Work through the listing below and count the lines that hold "this". Answer with the number alone.

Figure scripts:
════
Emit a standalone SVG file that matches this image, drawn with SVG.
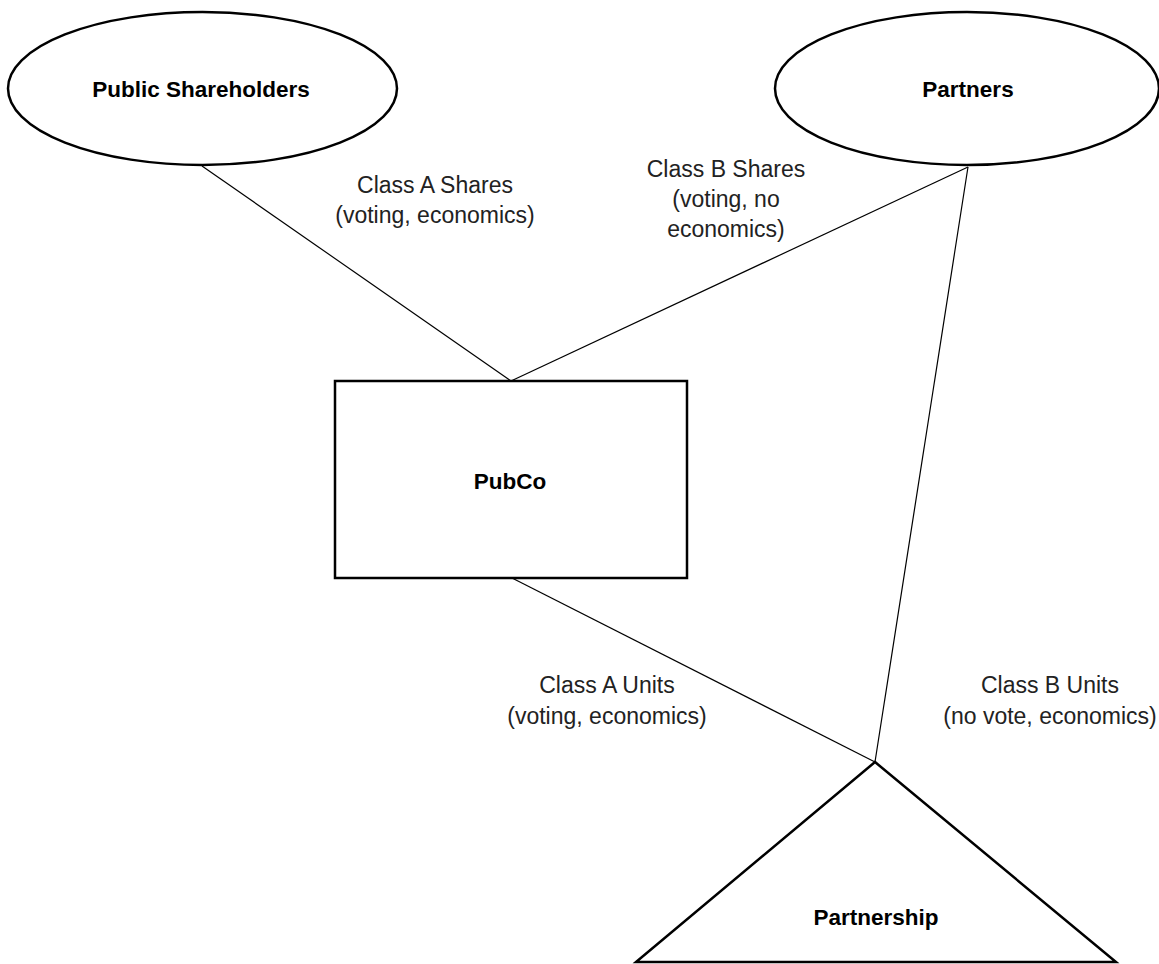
<svg xmlns="http://www.w3.org/2000/svg" width="1159" height="964" viewBox="0 0 1159 964">
<style>
.shape{fill:#fff;stroke:#000;stroke-width:2.5}
.conn{stroke:#000;stroke-width:1.2;fill:none}
.bold{font-family:"Liberation Sans",Arial,sans-serif;font-weight:bold;font-size:22.5px;fill:#000;text-anchor:middle}
.lbl{font-family:"Liberation Sans",Arial,sans-serif;font-size:23px;fill:#222;text-anchor:middle}
</style>
<rect width="1159" height="964" fill="#fff"/>
<g id="connectors">
<line class="conn" x1="202" y1="166" x2="511" y2="381"/>
<line class="conn" x1="511" y1="381" x2="968" y2="167"/>
<line class="conn" x1="968" y1="167" x2="875" y2="762"/>
<line class="conn" x1="512" y1="578" x2="875" y2="762"/>
</g>
<g id="public-shareholders">
<ellipse class="shape" cx="202.5" cy="88.5" rx="194.5" ry="76.5"/>
<text class="bold" x="201" y="97">Public Shareholders</text>
</g>
<g id="partners">
<ellipse class="shape" cx="967" cy="88.5" rx="192" ry="76.5"/>
<text class="bold" x="968" y="97">Partners</text>
</g>
<g id="pubco">
<rect class="shape" x="335" y="381" width="352" height="197"/>
<text class="bold" x="510" y="489">PubCo</text>
</g>
<g id="partnership">
<polygon class="shape" points="875,762 636,962 1116,962"/>
<text class="bold" x="876" y="925">Partnership</text>
</g>
<g id="labels">
<text class="lbl" x="435" y="193">Class A Shares</text>
<text class="lbl" x="435" y="223">(voting, economics)</text>
<text class="lbl" x="726" y="177">Class B Shares</text>
<text class="lbl" x="726" y="207">(voting, no</text>
<text class="lbl" x="726" y="237">economics)</text>
<text class="lbl" x="607" y="693">Class A Units</text>
<text class="lbl" x="607" y="724">(voting, economics)</text>
<text class="lbl" x="1050" y="693">Class B Units</text>
<text class="lbl" x="1050" y="724">(no vote, economics)</text>
</g>
</svg>
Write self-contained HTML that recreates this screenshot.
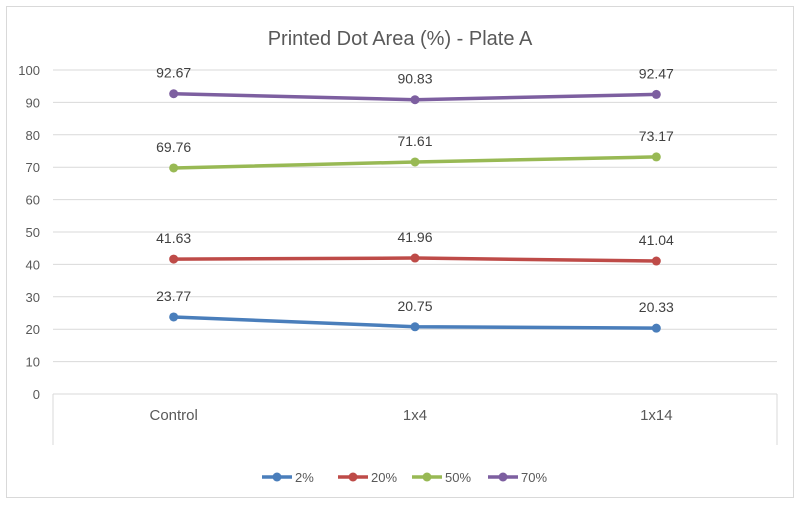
════
WRITTEN REPLY: 2